Como ecuatoriana y testigo del pulso vibrante de Guayaquil, hay un hecho que me resulta profundamente paradójico y que exige un análisis crítico en la inmensa distancia que separa la majestuosidad de nuestra gesta de independencia del 9 de octubre de 1820 y la fragilidad con la que esa memoria reside en la conciencia colectiva.
La ciudad que hoy se alza imponente a orillas del Guayas, esa que ha superado pestes, incendios y amenazas externas, viejos y nuevos bucaneros, como bien se dice, «es la misma que forjó su destino con un acto de valentía y estrategia inigualable». No hablamos de una revuelta más; hablamos de la primera declaración de independencia del dominio español en el actual territorio ecuatoriano, un motor que impulsó la emancipación de otras jurisdicciones. Sin embargo, ¿qué tan profundo es este conocimiento? Me temo que, más allá del desfile y el feriado nacional, el cómo y el porqué de esa gesta se ha diluido en la inercia de una comunicación histórica obsoleta.
Permítanme recordar la sutileza y el genio estratégico detrás de ese día. El plan, gestado en la famosa «Fragua de Vulcano» a partir de la fiesta organizada por José de Villamil y Ana Garaycoa el 1 de octubre, fue una obra maestra de conspiración. Se fraguó sin estridencias, a la luz de una celebración social, para evitar la menor sospecha de las autoridades realistas. El compromiso de Villamil y Febres Cordero, ratificado apenas el 8 de octubre, fue evitar el derramamiento de sangre.

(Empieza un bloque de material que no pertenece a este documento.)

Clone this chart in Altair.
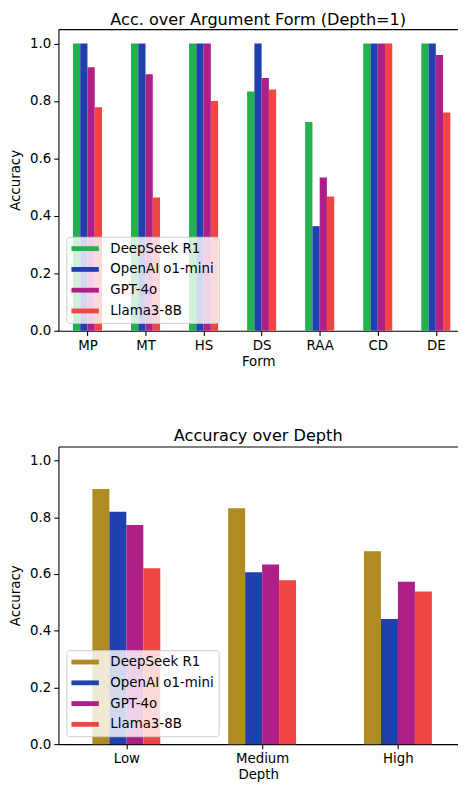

Y así fue, que en las primeras horas del 9 de octubre, el plan se ejecutó con precisión quirúrgica. Los patriotas irrumpieron al grito de «¡Viva la Patria!», asegurando cuarteles de la Brigada de Artillería y Granaderos; también tomaron el Cuartel Daule y también la batería Las Cruces y, finalmente, apresando al gobernador y a los jefes militares. Guayaquil amaneció libre, sin un baño de sangre, y poco después, enarboló con orgullo su primera bandera independiente con cinco franjas horizontales intercaladas, tres de color celeste y dos blancas; en la celeste del centro, tres estrellas, simbolizando a Guayaquil, Portoviejo y Machala. Realmente, esta historia es indiscutible, y relata el ingenio cívico-militar que merece ser estudiado en toda su complejidad.
El desfase entre monumento y memoria
Aquí radica mi crítica central. Guayaquil ha hecho su parte para monumentalizar su historia; tenemos la icónica Avenida Nueve de Octubre, el majestuoso Parque Centenario con su Columna de los Próceres, el Museo Municipal que custodia los vestigios, el Malecón Simón Bolívar que fue el escenario y, por supuesto, la Fragua de Vulcano.
Pero ¿de qué sirve tener los monumentos si la narrativa no fluye hacia la mente de los ciudadanos? Observo con frustración que la memoria histórica de una parte importante de los ecuatorianos, especialmente de las nuevas generaciones, se detiene en el simple reconocimiento de la fecha. Se honra el resultado, pero se ignora el proceso, la estrategia y el sacrificio intelectual que hubo detrás.
Nuestra inercia ha sido confiar únicamente en las ceremonias anuales y los libros de texto, métodos que, si bien son valiosos, ya no logran competir con el ecosistema de información que consume la juventud. La historia del 9 de octubre se ha quedado atrapada en el mármol y en el papel, mientras que la vida diaria de nuestros ciudadanos transcurre en pantallas táctiles y plataformas digitales.
Por ello, es mi convicción absoluta que la pervivencia de la identidad y soberanía nacional de un pueblo depende directamente de cuánto valora y comprende su propia historia. Y si esa historia es fundamentalmente la de una ciudad resiliente como Guayaquil, debemos darle el megáfono más potente que existe: las herramientas digitales.
No basta con ser una «pieza clave» en la forja de la patria; es hora de actuar como el faro digital de la memoria. La valentía y el ingenio de 1820 merecen un vehículo de difusión que esté a la altura de la tecnología de 2025. Solo cuando logremos que la historia de la «aurora gloriosa» se convierta en un contenido relevante, atractivo y fácilmente accesible, podremos asegurar que el legado del 9 de octubre deje de ser un mero anhelo cívico para convertirse en la conciencia inquebrantable de todo ecuatoriano. Guayaquil labró su destino con fuego y estrategia; ahora, debemos labrar su memoria con píxeles e ingenio.